5 Tips for Eating Healthy Fat without Getting Fat

That darn fat. It’s what we don’t want on our bodies, but it is a macronutrient (essential to life). There are different types of fats and some are great for our bodies and some are not. If we eat too much of any nutrient we can gain weight, but fat is the one that is the worst on the inside and out of our body.

 

Tip 1: Choose plant based fats and proteins over meat
Our country is not short on meat lovers. Just watch TV and you see meat lovers pizza and more! But animal meat has more of the harmful fats that we need to limit in our diet. Plant-based fats are (typically) healthier for our bodies inside and out. Olive oils, unsalted nuts like almonds and seeds and avocado are just a few with healthy fats.

 

 

 

Tip 2: Choose lean cuts of meat and poultry
If you are going to eat meat try things like high percentage lean meats. This would be meats that are 90% or leaner. Substitute turkey for beef, choose white breast chicken meat over thighs. Removing skins of the chicken and turkey before eating will also lower the fat content of the meat. If you cook the meat in your pan on the stove, drain the fat before adding the remaining meal components before you cook and eat.

If you are going to choose meats, try grilling, steaming or baking it to keep the fat out of the cooking method.

 

 

 

Tip 3: Switch to seafood
Seafood has more positive fats versus the negative fats found in animal based products. Fish and things like shrimp and scallops are delicious and nutritious. You can use olive oil to cook and flavor the seafood with other herbs and spices as well. Adding these to a whole grain rice or pasta round out the fats for the meal.

Try baking your fish, grilling your fish or even steam it to make it a healthier option.

 

 

 

Tip 4: Understand the differences in fats when reading labels
Saturated fat and trans fat are the fats we do not want a lot of. These are primarily animal-product fats and a few other plant-based. They come from beef, butter, dairy, chicken fat, creams, shortening and certain other oils like coconut – even though it’s not animal.

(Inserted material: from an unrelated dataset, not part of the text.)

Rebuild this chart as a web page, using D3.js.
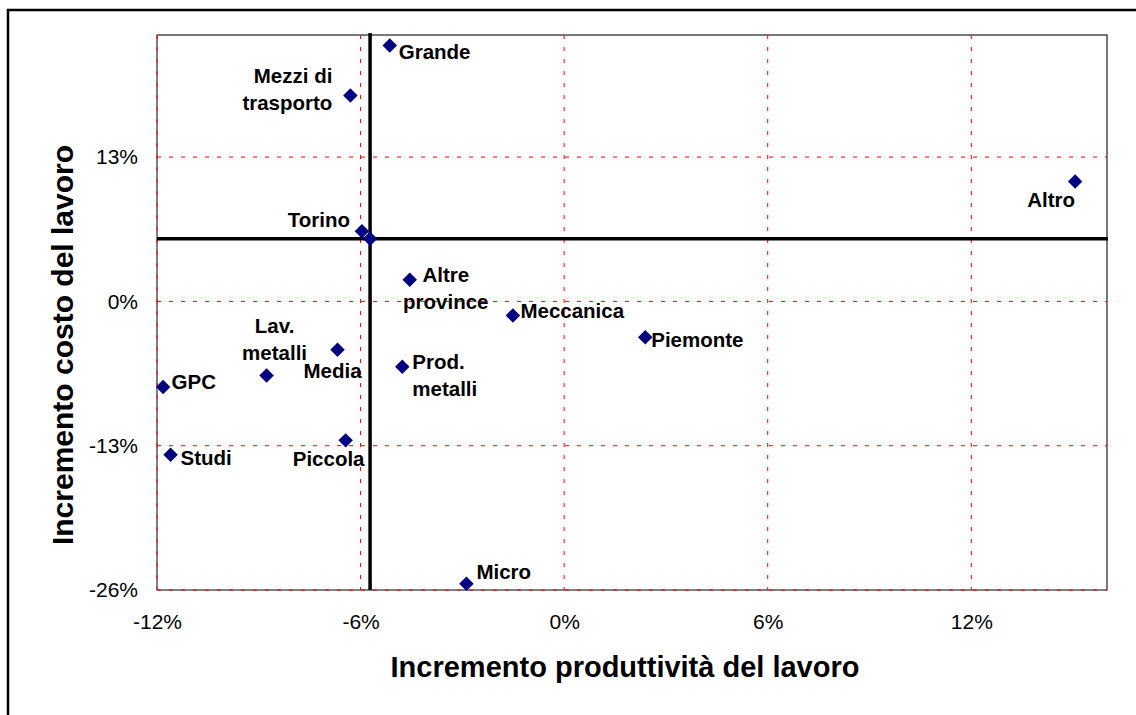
<!DOCTYPE html>
<html>
<head>
<meta charset="utf-8">
<script src="https://cdn.jsdelivr.net/npm/d3@7"></script>
<style>
    html, body { margin: 0; padding: 0; background: #ffffff; }
    #chart { width: 1136px; height: 715px; }
</style>
</head>
<body>
<div id="chart"></div>
<script>
// Sector / area names ('\n' splits a label over two lines)
const names = [
    'Grande', 'Mezzi di\ntrasporto', 'Torino', '', 'Altre\nprovince',
    'Meccanica', 'Piemonte', 'Altro', 'Lav.\nmetalli', 'Media',
    'GPC', 'Studi', 'Piccola', 'Prod.\nmetalli', 'Micro'
];
// Incremento produttività del lavoro (%)
const productivity = [
    -5.14, -6.30, -5.72, -5.96, -4.55,
    -1.51, 2.39, 15.06, -8.77, -6.68,
    -11.82, -11.60, -6.44, -4.77, -2.88
];
// Incremento costo del lavoro (%)
const laborCost = [
    23.06, 18.56, 5.65, 6.33, 1.96,
    -1.26, -3.22, 10.81, -6.67, -4.35,
    -7.72, -13.81, -12.52, -5.88, -25.43
];
const xTicks = [-12, -6, 0, 6, 12];
const yTicks = [-26, -13, 0, 13];
const xDomain = [-12, 16];
const yDomain = [-26, 24];

// Where each label sits relative to its marker
const labelPlacement = {
    'Grande': { dx: 9, dy: 14, anchor: 'start' },
    'Mezzi di\ntrasporto': { dx: -18, dy: -12, anchor: 'end' },
    'Torino': { dx: -20, dy: -12, anchor: 'end' },
    'Altre\nprovince': { dx: 36, dy: 2.5, anchor: 'middle' },
    'Meccanica': { dx: 7.5, dy: 2.5, anchor: 'start' },
    'Piemonte': { dx: 6, dy: 10, anchor: 'start' },
    'Altro': { dx: 0, dy: 26, anchor: 'end' },
    'Lav.\nmetalli': { dx: 8, dy: -42, anchor: 'middle' },
    'Media': { dx: -5, dy: 28, anchor: 'middle' },
    'GPC': { dx: 8.5, dy: 2, anchor: 'start' },
    'Studi': { dx: 10, dy: 10, anchor: 'start' },
    'Piccola': { dx: -17, dy: 26, anchor: 'middle' },
    'Prod.\nmetalli': { dx: 10, dy: 2, anchor: 'start' },
    'Micro': { dx: 10, dy: -5, anchor: 'start' }
};

/**
 * Draw the scatter chart
 * @param {HTMLElement} container - Container element
 */
function renderChart(container) {
    const width = 1136;
    const height = 715;
    const plot = { left: 157, right: 1107, top: 35, bottom: 590 };
    const font = '"Liberation Sans", Arial, sans-serif';

    const svg = d3.select(container)
        .append('svg')
        .attr('width', width)
        .attr('height', height)
        .style('font-family', font);

    // Outer chart border (right/bottom run off the picture)
    svg.append('rect')
        .attr('x', 8)
        .attr('y', 10)
        .attr('width', width + 20)
        .attr('height', height + 20)
        .attr('fill', '#ffffff')
        .attr('stroke', '#000000')
        .attr('stroke-width', 2.5);

    const x = d3.scaleLinear().domain(xDomain).range([plot.left, plot.right]);
    const y = d3.scaleLinear().domain(yDomain).range([plot.bottom, plot.top]);

    // Plot area frame
    svg.append('rect')
        .attr('x', plot.left)
        .attr('y', plot.top)
        .attr('width', plot.right - plot.left)
        .attr('height', plot.bottom - plot.top)
        .attr('fill', '#ffffff')
        .attr('stroke', '#202020')
        .attr('stroke-width', 1.2);

    // Axis lines (grey, on left and bottom)
    svg.append('line')
        .attr('x1', plot.left).attr('x2', plot.left)
        .attr('y1', plot.top).attr('y2', plot.bottom)
        .attr('stroke', '#808080').attr('stroke-width', 2);
    svg.append('line')
        .attr('x1', plot.left).attr('x2', plot.right)
        .attr('y1', plot.bottom).attr('y2', plot.bottom)
        .attr('stroke', '#808080').attr('stroke-width', 2);

    // Red dashed gridlines
    const grid = svg.append('g').attr('class', 'grid');
    grid.selectAll('line.vgrid')
        .data(xTicks)
        .enter()
        .append('line')
        .attr('class', 'vgrid')
        .attr('x1', d => x(d)).attr('x2', d => x(d))
        .attr('y1', plot.top).attr('y2', plot.bottom)
        .attr('stroke', '#ff0000')
        .attr('stroke-width', 1)
        .attr('stroke-dasharray', '4,8');
    grid.selectAll('line.hgrid')
        .data(yTicks)
        .enter()
        .append('line')
        .attr('class', 'hgrid')
        .attr('x1', plot.left).attr('x2', plot.right)
        .attr('y1', d => y(d)).attr('y2', d => y(d))
        .attr('stroke', '#ff0000')
        .attr('stroke-width', 1)
        .attr('stroke-dasharray', '4,8');

    // Tick labels via d3 axes (no tick marks, no domain line)
    const xAxis = svg.append('g')
        .attr('transform', `translate(0,${plot.bottom})`)
        .call(d3.axisBottom(x).tickValues(xTicks).tickSize(0).tickPadding(24)
            .tickFormat(d => d + '%'));
    const yAxis = svg.append('g')
        .attr('transform', `translate(${plot.left},0)`)
        .call(d3.axisLeft(y).tickValues(yTicks).tickSize(0).tickPadding(19)
            .tickFormat(d => d + '%'));
    [xAxis, yAxis].forEach(axis => {
        axis.select('.domain').remove();
        axis.selectAll('text')
            .style('font-family', font)
            .style('font-size', '21px')
            .attr('fill', '#000000');
    });

    // Reference cross through Torino
    const ti = names.indexOf('Torino');
    svg.append('line')
        .attr('x1', x(productivity[ti])).attr('x2', x(productivity[ti]))
        .attr('y1', plot.top - 2).attr('y2', plot.bottom)
        .attr('stroke', '#000000').attr('stroke-width', 3.5);
    svg.append('line')
        .attr('x1', plot.left).attr('x2', plot.right + 1)
        .attr('y1', y(laborCost[ti])).attr('y2', y(laborCost[ti]))
        .attr('stroke', '#000000').attr('stroke-width', 3.5);

    const points = names.map((name, i) => ({
        name,
        px: productivity[i],
        cy: laborCost[i]
    }));

    // Diamond markers
    svg.append('g')
        .selectAll('path')
        .data(points)
        .enter()
        .append('path')
        .attr('d', d3.symbol(d3.symbolSquare, 105))
        .attr('transform', d => `translate(${x(d.px)},${y(d.cy)}) rotate(45)`)
        .attr('fill', '#000080');

    // Data labels
    const labels = svg.append('g')
        .selectAll('text')
        .data(points.filter(d => d.name))
        .enter()
        .append('text')
        .attr('text-anchor', d => labelPlacement[d.name].anchor)
        .style('font-size', '20.5px')
        .style('font-weight', 'bold')
        .attr('fill', '#000000');
    labels.selectAll('tspan')
        .data(d => d.name.split('\n').map((line, k) => ({ line, k, d })))
        .enter()
        .append('tspan')
        .attr('x', t => x(t.d.px) + labelPlacement[t.d.name].dx)
        .attr('y', t => y(t.d.cy) + labelPlacement[t.d.name].dy + t.k * 27)
        .text(t => t.line);

    // Axis titles
    svg.append('text')
        .attr('x', 625)
        .attr('y', 677)
        .attr('text-anchor', 'middle')
        .style('font-size', '29px')
        .style('font-weight', 'bold')
        .text('Incremento produttività del lavoro');
    svg.append('text')
        .attr('transform', 'translate(73,345) rotate(-90)')
        .attr('text-anchor', 'middle')
        .style('font-size', '30px')
        .style('font-weight', 'bold')
        .text('Incremento costo del lavoro');
}

renderChart(document.getElementById('chart'));
</script>
</body>
</html>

Saturated fats work in combination with cholesterol to cause a thick substance that blocks arteries if overconsumed over time. Take a look at shortening in your cabinet or the store. It’s not liquid, is it? It’s solid even at room temperature. Understanding a label is important. If it has total fat of less than 5% this is considered low, and over 20% is high.

Monounsaturated and polyunsaturated are healthier fats. These are the fats in the olive oil, and some seafood listed above. These are generally liquid at room temperature.

Pesky trans fat – this is from partially hydrogenated oils. This is basically altered fat and is unstable in the body and can be very negative for heart health.

 

Tip 5: Limit desserts, snacks, and sweets
Of course, we know about the sugar content of these items, but they are also filled with fat typically and it’s usually saturated fat. Ice cream and butter on microwave popcorn are also examples of negative saturated fats. Again it’s about overconsumption. Be aware you can have these fats in your diet, but having them over a daily value on a daily basis is where things go wrong.

 

How much fat should we be eating? How does that compare to other nutrients?
An adult should be consuming between 20 and 35% of their daily calories from fat. This is the second highest macro percentage. It’s the second needed source of energy for our body after carbs. Children need slightly higher levels to build bodies at 25-35% of their daily calories and preschool age or younger children need 30-40% of their calories from fat.

Fat has twice the calories as carbs and protein – that’s why overconsumption can go so wrong with fats.

We do need fat in our body. It’s essential for proper growth and function of our cells helps with certain vitamin absorption and helps with blood clotting and nervous system function and more! We need it to cushion our organs and for healthy skin and hair.

 

 

So what’s the deal with low fat or nonfat products?
As with all our nutrients and macros, the right balance on a daily basis is what is important. Choosing low-fat products is helpful and will keep your daily value level. You might wonder about reports and information out there about those low-fat products being loaded “secretly” with sugar. This is generally not true, and if there is some type of added sugar (it’s on the label listed in the ingredients section) if you look at the full-fat counterpart it generally contains the same amount of sugar as the low fat. Thus if you are going to choose one of the two go for the lower fat, then you don’t have sugar and bad fat. How can you be sure what you are about to consume from a packaged or dairy product – read the label! Not just the values but the ingredients. The closer to the beginning of the list is a higher amount in the product and toward the end is more of a trace amount in the product.

How can you be sure what you are about to consume from a packaged or dairy product? Read the label! Not just the values but the ingredients. The closer to the beginning of the list is a higher amount in the product and toward the end is more of a trace amount in the product.